It’s just you and the forest. You and the quiet. You and the trees…. and the snakes.
When you trail run, that’s the thrill. The solitude is what you seek. Perhaps you want to get lost for a few days out in the woods. Perhaps there’s a reason.
Chad Haffa may not be able to offer you that reason, but he can offer you that race. When it comes to trail running events, he has it down to a science.
There are 12 trail races that he puts on each year in the state through his company called Eagle Endurance. Two of the races occur right here in the North Mount Pleasant area of the Francis Marion Forest – Hell Hole Hundred and Swamp Fox. Hell Hole Hundred has distances of 212 miles, 140.6 miles, 100 miles and 16 miles. Swamp Fox has distances of 420 miles, 210 miles, 105 miles, 100K, 50 miles, 50K, a marathon and 14 miles.
Haffa bragged, “There are people that have competed in the Badwater Ultramarathon that starts in California’s Death Valley that can’t finish Hell Hole.”
You won’t see the likes of a crowded starting line like at the Cooper River Bridge Run at Hell Hole Hundred or Swamp Fox. We’re talking a max of 75 to 100 people that attempt these conditions — or should I say, subject themselves to these conditions.
“They get delirious out there. They are sleep-deprived. They become disoriented. It’s a tough course,” Haffa explained.
The Swamp Fox Ultra will be held November 8 to 14, 2021. The race traverses through two sections of the Palmetto Trail, the Awendaw Passage and the Swamp Fox Passage, all of which take you deep into the heart of the Francis Marion Forest. The course is a 52.69 loop.
Hell Hole Hundred spans the Jericho Horse Trail, taking place June 3 to 6, 2021. There are two courses you race depending on the distance you signed up for – one is a 16-mile loop and the other is an 18-mile loop trail. It’s in June, so it’s hot, hence the name “hell hole.”
The courses are flat, which you might think would make it easy, but quite the contrary. Flat means flooding and no elevation or variance to the course, making mental strength a highly important ability. There’s also the fact that runners have reported seeing plenty of feral pigs, alligators, coyotes, large spiders, snakes, larger-than-normal mosquitos and maybe just a few (hundred) horseflies.
Haffa requires that runners wear bright clothing and a GPS tracker for the longer distances so that he can drive out to find his participants on the course in case they run into trouble.
Chris Varnadoe ran the 210-mile Swamp Fox trail race in 2020 and the 105-mile distance in 2019 and 2018. He said that in 2020, it rained the entire time. “It was difficult because so much of the trail was flooded,” he said, adding that he started on a Thursday and ended on a Sunday.
Haffa starts the race and then leaves it up to each individual’s crew to assist runners. Varnadoe’s crew consisted of his daughter and his wife.

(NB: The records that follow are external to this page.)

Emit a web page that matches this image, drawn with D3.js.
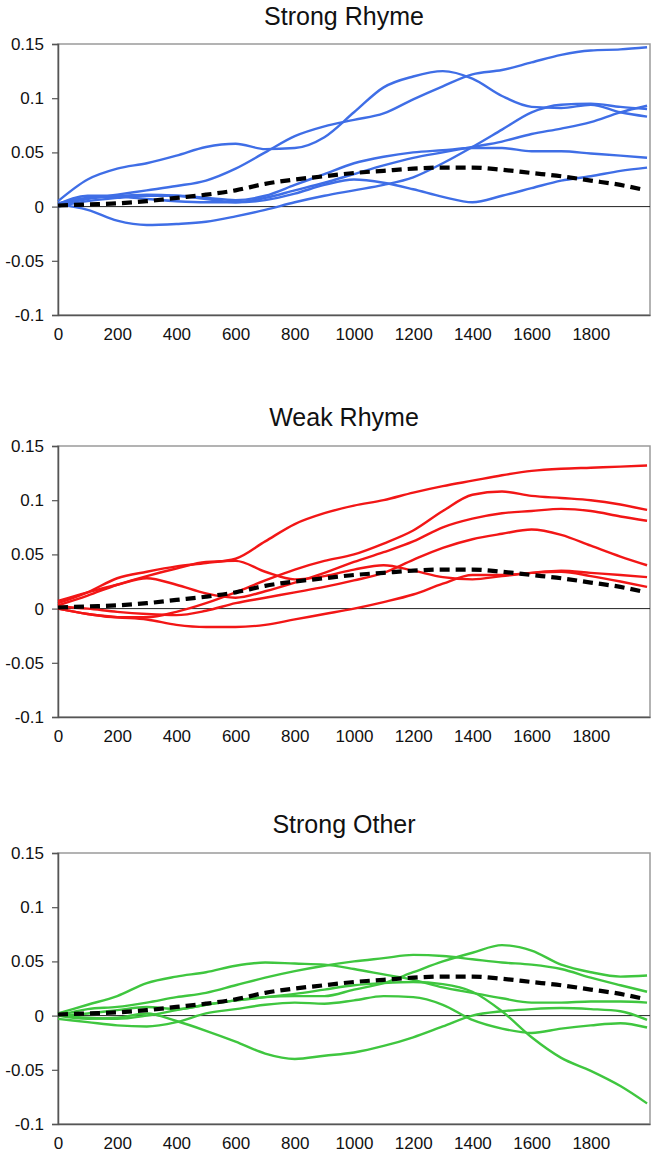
<!DOCTYPE html>
<html>
<head>
<meta charset="utf-8">
<script src="https://cdn.jsdelivr.net/npm/d3@7"></script>
<style>
  html, body { margin: 0; padding: 0; background: #ffffff; }
  svg { display: block; font-family: "Liberation Sans", Arial, Helvetica, sans-serif; }
</style>
</head>
<body>
<svg id="chart" width="658" height="1157"></svg>
<script>
// ---------- data ----------
const xValues = [0,100,200,300,400,500,600,700,800,900,1000,1100,1200,1300,1400,1500,1600,1700,1800,1900,1990];
const meanX   = [0,100,200,300,400,500,600,700,800,900,1000,1100,1200,1300,1400,1500,1600,1700,1800,1900,1970];
const meanValues = [0.001,0.002,0.003,0.005,0.008,0.011,0.015,0.021,0.025,0.028,0.031,0.033,0.035,0.036,0.036,0.034,0.031,0.028,0.024,0.020,0.016];

const xTicks = [0,200,400,600,800,1000,1200,1400,1600,1800];
const yTicks = [-0.1,-0.05,0,0.05,0.1,0.15];
const panelTitles = ["Strong Rhyme","Weak Rhyme","Strong Other"];

// Strong Rhyme (blue)
const blue1 = [0.002,0.007,0.011,0.015,0.019,0.024,0.035,0.050,0.065,0.074,0.080,0.086,0.099,0.111,0.122,0.126,0.133,0.140,0.144,0.145,0.147];
const blue2 = [0.005,0.025,0.035,0.040,0.047,0.055,0.058,0.053,0.054,0.064,0.087,0.110,0.120,0.125,0.118,0.102,0.092,0.091,0.094,0.087,0.083];
const blue3 = [0.002,-0.003,-0.013,-0.017,-0.016,-0.014,-0.009,-0.003,0.004,0.010,0.015,0.020,0.027,0.040,0.055,0.071,0.087,0.094,0.095,0.092,0.090];
const blue4 = [0.003,0.008,0.009,0.007,0.005,0.004,0.004,0.008,0.015,0.022,0.030,0.038,0.045,0.050,0.055,0.060,0.067,0.072,0.078,0.087,0.093];
const blue5 = [0.000,0.005,0.008,0.010,0.010,0.008,0.006,0.010,0.020,0.030,0.040,0.046,0.050,0.052,0.054,0.054,0.051,0.051,0.049,0.047,0.045];
const blue6 = [0.002,0.010,0.010,0.011,0.010,0.007,0.004,0.006,0.012,0.020,0.025,0.022,0.016,0.009,0.004,0.010,0.017,0.024,0.028,0.033,0.036];

// Weak Rhyme (red)
const red1 = [0.005,0.015,0.028,0.034,0.039,0.042,0.046,0.062,0.078,0.088,0.095,0.100,0.107,0.113,0.118,0.123,0.127,0.129,0.130,0.131,0.132];
const red2 = [0.003,0.012,0.022,0.030,0.037,0.043,0.044,0.034,0.027,0.030,0.036,0.040,0.035,0.029,0.027,0.030,0.033,0.035,0.033,0.031,0.029];
const red3 = [0.007,0.015,0.022,0.028,0.022,0.014,0.010,0.016,0.024,0.033,0.043,0.052,0.062,0.075,0.083,0.088,0.090,0.092,0.090,0.085,0.081];
const red4 = [0.000,-0.005,-0.008,-0.008,-0.003,0.005,0.015,0.026,0.036,0.044,0.050,0.060,0.072,0.090,0.105,0.108,0.104,0.102,0.100,0.096,0.091];
const red5 = [0.002,0.000,-0.003,-0.005,-0.006,-0.002,0.005,0.010,0.015,0.020,0.026,0.033,0.045,0.056,0.064,0.069,0.073,0.068,0.058,0.048,0.040];
const red6 = [0.000,-0.005,-0.008,-0.010,-0.015,-0.017,-0.017,-0.015,-0.010,-0.005,0.000,0.006,0.013,0.023,0.031,0.031,0.033,0.034,0.030,0.025,0.020];

// Strong Other (green)
const green1 = [0.000,-0.002,-0.003,0.000,0.005,0.010,0.014,0.017,0.018,0.018,0.024,0.030,0.040,0.050,0.058,0.065,0.060,0.047,0.040,0.036,0.037];
const green2 = [0.000,0.006,0.008,0.012,0.017,0.021,0.028,0.035,0.041,0.046,0.050,0.053,0.056,0.055,0.052,0.049,0.047,0.043,0.035,0.028,0.022];
const green3 = [0.002,0.010,0.018,0.030,0.036,0.040,0.046,0.049,0.048,0.047,0.043,0.038,0.033,0.026,0.021,0.016,0.012,0.012,0.013,0.013,0.012];
const green4 = [0.000,0.002,0.005,0.008,0.006,0.010,0.014,0.017,0.020,0.024,0.028,0.030,0.031,0.029,0.022,0.004,-0.020,-0.039,-0.051,-0.065,-0.081];
const green5 = [0.000,-0.003,-0.002,0.002,-0.005,-0.014,-0.024,-0.035,-0.040,-0.037,-0.034,-0.028,-0.020,-0.010,0.000,0.004,0.006,0.007,0.006,0.004,-0.004];
const green6 = [-0.003,-0.006,-0.009,-0.010,-0.006,0.002,0.006,0.010,0.012,0.011,0.014,0.018,0.017,0.010,-0.004,-0.012,-0.016,-0.012,-0.009,-0.007,-0.011];

const panelSeries = [
  [blue1, blue2, blue3, blue4, blue5, blue6],
  [red1, red2, red3, red4, red5, red6],
  [green1, green2, green3, green4, green5, green6]
];
const panelColors = ["#3f6ee6", "#f21616", "#3fc63f"];

// ---------- layout ----------
const plotLeft = 58, plotRight = 650, plotHeight = 271;
const panelTops = [44, 446, 853];
const titleBaselines = [25, 426, 833];
const titleX = 344;

const svg = d3.select("#chart");
const x = d3.scaleLinear().domain([0, 2000]).range([plotLeft, plotRight]);

const fmt = d => d === 0 ? "0" : String(d);

panelTitles.forEach((title, i) => {
  const top = panelTops[i];
  const y = d3.scaleLinear().domain([-0.1, 0.15]).range([top + plotHeight, top]);
  const g = svg.append("g");

  // title
  g.append("text")
    .attr("x", titleX).attr("y", titleBaselines[i])
    .attr("text-anchor", "middle")
    .attr("font-size", 25).attr("fill", "#111")
    .text(title);

  // frame (top & right lighter)
  g.append("rect")
    .attr("x", plotLeft).attr("y", top)
    .attr("width", plotRight - plotLeft).attr("height", plotHeight)
    .attr("fill", "none").attr("stroke", "#9a9a9a").attr("stroke-width", 1.5);

  // zero line
  g.append("line")
    .attr("x1", plotLeft).attr("x2", plotRight)
    .attr("y1", y(0)).attr("y2", y(0))
    .attr("stroke", "#222").attr("stroke-width", 1);

  // y axis
  const yAxis = g.append("g")
    .attr("transform", `translate(${plotLeft},0)`)
    .call(d3.axisLeft(y).tickValues(yTicks).tickFormat(fmt).tickSize(6).tickPadding(8));
  yAxis.select(".domain").attr("stroke", "#555").attr("stroke-width", 1.5);
  yAxis.selectAll(".tick line").attr("stroke", "#555").attr("stroke-width", 1.2);
  yAxis.selectAll("text").attr("font-size", 17).attr("fill", "#111")
    .attr("font-family", "\"Liberation Sans\", Arial, sans-serif");

  // x axis
  const xAxis = g.append("g")
    .attr("transform", `translate(0,${top + plotHeight})`)
    .call(d3.axisBottom(x).tickValues(xTicks).tickFormat(d3.format("d")).tickSize(0).tickPadding(13));
  xAxis.select(".domain").attr("stroke", "#555").attr("stroke-width", 1.5);
  xAxis.selectAll("text").attr("font-size", 17).attr("fill", "#111")
    .attr("font-family", "\"Liberation Sans\", Arial, sans-serif");

  // series
  const line = d3.line()
    .x((d, k) => x(xValues[k]))
    .y(d => y(d))
    .curve(d3.curveMonotoneX);

  panelSeries[i].forEach(vals => {
    g.append("path")
      .datum(vals)
      .attr("d", line)
      .attr("fill", "none")
      .attr("stroke", panelColors[i])
      .attr("stroke-width", 2.4)
      .attr("stroke-linejoin", "round");
  });

  // mean dashed curve
  const meanLine = d3.line()
    .x((d, k) => x(meanX[k]))
    .y(d => y(d))
    .curve(d3.curveMonotoneX);
  g.append("path")
    .datum(meanValues)
    .attr("d", meanLine)
    .attr("fill", "none")
    .attr("stroke", "#000")
    .attr("stroke-width", 4.2)
    .attr("stroke-dasharray", "10,6");
});
</script>
</body>
</html>
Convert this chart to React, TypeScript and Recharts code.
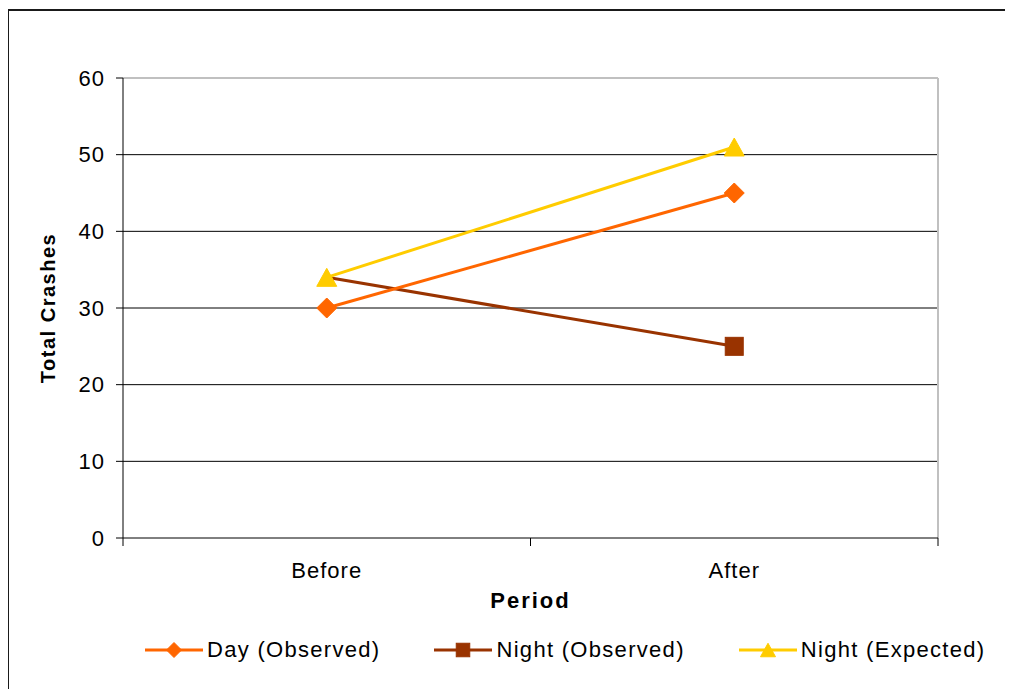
import React from 'react';
import { LineChart, Line, XAxis, YAxis, CartesianGrid, ReferenceLine, Legend } from 'recharts';

const periods = ['Before', 'After'];
const dayObserved = [30, 45];
const nightObserved = [34, 25];
const nightExpected = [34, 51];
// the shared "Before" point for night is marked once, by the expected series
const nightObservedMarked = [false, true];
const yTicks = [0, 10, 20, 30, 40, 50, 60];

type SeriesDef = { key: string; name: string; color: string; shape: 'diamond' | 'square' | 'triangle'; marked?: boolean[] };

const series: SeriesDef[] = [
  { key: 'day', name: 'Day (Observed)', color: '#FF6600', shape: 'diamond' },
  { key: 'nightObs', name: 'Night (Observed)', color: '#993300', shape: 'square', marked: nightObservedMarked },
  { key: 'nightExp', name: 'Night (Expected)', color: '#FFCC00', shape: 'triangle' },
];
// paint order: brown under orange, yellow on top
const drawOrder = ['nightObs', 'day', 'nightExp'];

// each period sits in the middle of its band on a 0..n numeric axis
const data = periods.map((p, i) => ({
  period: p,
  pos: i + 0.5,
  day: dayObserved[i],
  nightObs: nightObserved[i],
  nightExp: nightExpected[i],
}));

const xTicks: number[] = [];
for (let i = 0; i <= periods.length; i++) {
  xTicks.push(i);
  if (i < periods.length) xTicks.push(i + 0.5);
}

const FONT = '"Liberation Sans", Arial, sans-serif';
const TICK_SIZE = 8;

function Marker({ shape, cx, cy, color, s }: { shape: SeriesDef['shape']; cx: number; cy: number; color: string; s: number }) {
  if (shape === 'diamond') {
    return <polygon points={`${cx},${cy - s} ${cx + s},${cy} ${cx},${cy + s} ${cx - s},${cy}`} fill={color} stroke={color} />;
  }
  if (shape === 'square') {
    return <rect x={cx - s * 0.9} y={cy - s * 0.9} width={s * 1.8} height={s * 1.8} fill={color} stroke={color} />;
  }
  return <polygon points={`${cx},${cy - s * 0.9} ${cx + s},${cy + s * 0.9} ${cx - s},${cy + s * 0.9}`} fill={color} stroke={color} />;
}

function makeDot(def: SeriesDef) {
  return (props: any) => {
    const { cx, cy, key, index } = props;
    if (cx == null || cy == null || (def.marked && !def.marked[index])) return <g key={key} />;
    return (
      <g key={key}>
        <Marker shape={def.shape} cx={cx} cy={cy} color={def.color} s={10} />
      </g>
    );
  };
}

function PeriodTick(props: any) {
  const { x, y, payload } = props;
  const v = payload.value as number;
  const axisY = y - TICK_SIZE;
  if (Number.isInteger(v)) {
    return <line x1={x} y1={axisY} x2={x} y2={axisY + TICK_SIZE} stroke="#000" strokeWidth={1} />;
  }
  return (
    <text x={x} y={axisY + 40} textAnchor="middle" fontSize={22} fill="#000" style={{ fontFamily: FONT, letterSpacing: '1px' }}>
      {periods[Math.floor(v)]}
    </text>
  );
}

function LegendContent() {
  return (
    <div style={{ height: 40, display: 'flex', alignItems: 'center', paddingLeft: 145, fontFamily: FONT, fontSize: 22, letterSpacing: '1.3px', color: '#000', whiteSpace: 'nowrap' }}>
      {series.map((s) => (
        <div key={s.key} style={{ display: 'flex', alignItems: 'center', marginRight: 54, flexShrink: 0 }}>
          <svg width={58} height={24} style={{ marginRight: 4 }}>
            <line x1={0} y1={12} x2={58} y2={12} stroke={s.color} strokeWidth={3} />
            <Marker shape={s.shape} cx={29} cy={12} color={s.color} s={7.5} />
          </svg>
          <span>{s.name}</span>
        </div>
      ))}
    </div>
  );
}

export default function App() {
  return (
    <div style={{ position: 'relative', width: 1013, height: 697, margin: -8, overflow: 'hidden', background: '#fff', fontFamily: FONT }}>
      {/* outer frame: only its left and top edges fall inside the page */}
      <svg width={1013} height={697} style={{ position: 'absolute', left: 0, top: 0 }}>
        <path d="M8,697 V10 H1013" fill="none" stroke="#1a1a1a" strokeWidth={2} />
      </svg>
      <div style={{ position: 'absolute', left: 0, top: 0 }}>
        <LineChart width={1013} height={697} data={data} margin={{ top: 78, right: 75, left: 0, bottom: 40 }}>
          <CartesianGrid horizontal vertical={false} horizontalValues={[10, 20, 30, 40, 50]} stroke="#000" strokeWidth={1} />
          <XAxis
            dataKey="pos"
            type="number"
            domain={[0, periods.length]}
            ticks={xTicks}
            interval={0}
            height={79}
            tickSize={TICK_SIZE}
            tickMargin={0}
            tickLine={false}
            tick={<PeriodTick />}
            axisLine={{ stroke: '#000', strokeWidth: 1 }}
            label={{ value: 'Period', position: 'insideBottom', offset: 0, dy: -9, fontSize: 22, fontWeight: 'bold', fill: '#000', style: { letterSpacing: '2px' } }}
          />
          <YAxis
            domain={[0, 60]}
            ticks={yTicks}
            interval={0}
            width={123}
            tickSize={7}
            tickMargin={11}
            axisLine={{ stroke: '#000', strokeWidth: 1 }}
            tickLine={{ stroke: '#000', strokeWidth: 1 }}
            tick={{ fontSize: 22, fill: '#000', style: { letterSpacing: '1px' } }}
            label={{ value: 'Total Crashes', angle: -90, position: 'insideLeft', offset: 0, dx: 48, fontSize: 20, fontWeight: 'bold', fill: '#000', style: { textAnchor: 'middle', letterSpacing: '1.5px' } }}
          />
          <ReferenceLine y={60} stroke="#c0c0c0" strokeWidth={2} />
          <ReferenceLine x={periods.length} stroke="#c0c0c0" strokeWidth={2} />
          <Legend verticalAlign="bottom" content={<LegendContent />} wrapperStyle={{ top: 630, left: 0, width: 1013 }} />
          {drawOrder.map((k) => {
            const s = series.find((d) => d.key === k)!;
            return (
              <Line
                key={s.key}
                type="linear"
                dataKey={s.key}
                name={s.name}
                stroke={s.color}
                strokeWidth={3}
                dot={makeDot(s)}
                activeDot={false}
                isAnimationActive={false}
              />
            );
          })}
        </LineChart>
      </div>
    </div>
  );
}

Haffa also offers “drop bag locations” along the route. He offers only one aid station with food. However, every six to seven miles he sets up a checkpoint that is equipped with a clipboard and checklist for the runners to sign in as they pass through. There is water at this checkpoint, as well as DocScotts Electrolytes. That’s it.
It is largely up to the participant to plan for their success, Haffa said. “Making a plan is a big part of these races. If you don’t bring an extra pair of dry socks and shoes, or if you don’t bring enough food or a head lamp, that is all on you, and you will regret it.”
GPS is certainly useful when Haffa notices a runner is veering off course, but if the participant is hallucinating he’ll pull them from the race. No arguing allowed.
Varnadoe said he doesn’t sleep during the weekend of the race. “I might lie down on the course and take 15-minute power naps, but for me, it is about time and finishing.”
Nathan Dewey has done Hell Hole five times in the last six years, starting in 2015. He did the 100-mile distance three times, the 140.6-mile distance once and the 212-mile distance once. In 2017, he ran Swamp Fox’s 105-mile distance.
“These races wear on you mentally and physically. I have experienced my lowest lows and my highest highs. But it is those highs that make it worth it,” he mused.
Haffa said he has many people that sign up with PTSD. “Veterans do these races. They want to come out here to clear their head. I have had people who have been dealing with some pretty bad grief too.”
Haffa started Eagle Endurance in 2010, because he said he saw a need for trail runs in the area. Swamp Fox began in 2017, and Hell Hole began in 2014.
It might not be a lot of people who are attracted to running hundreds of miles through the Francis Marion Forest, but for those who are, there must be a reason, right? The great novelist J.R.R. Tolkien said, “Not all those who wander are lost.” Perhaps these races are for those taking action on the great destiny they have ahead of them. Eventually they will finish and can claim their well-deserved reward – the thrill of life itself.
Haffa will add the Cooter Creek 50-Mile Trail Race to the North Mount Pleasant area in 2022.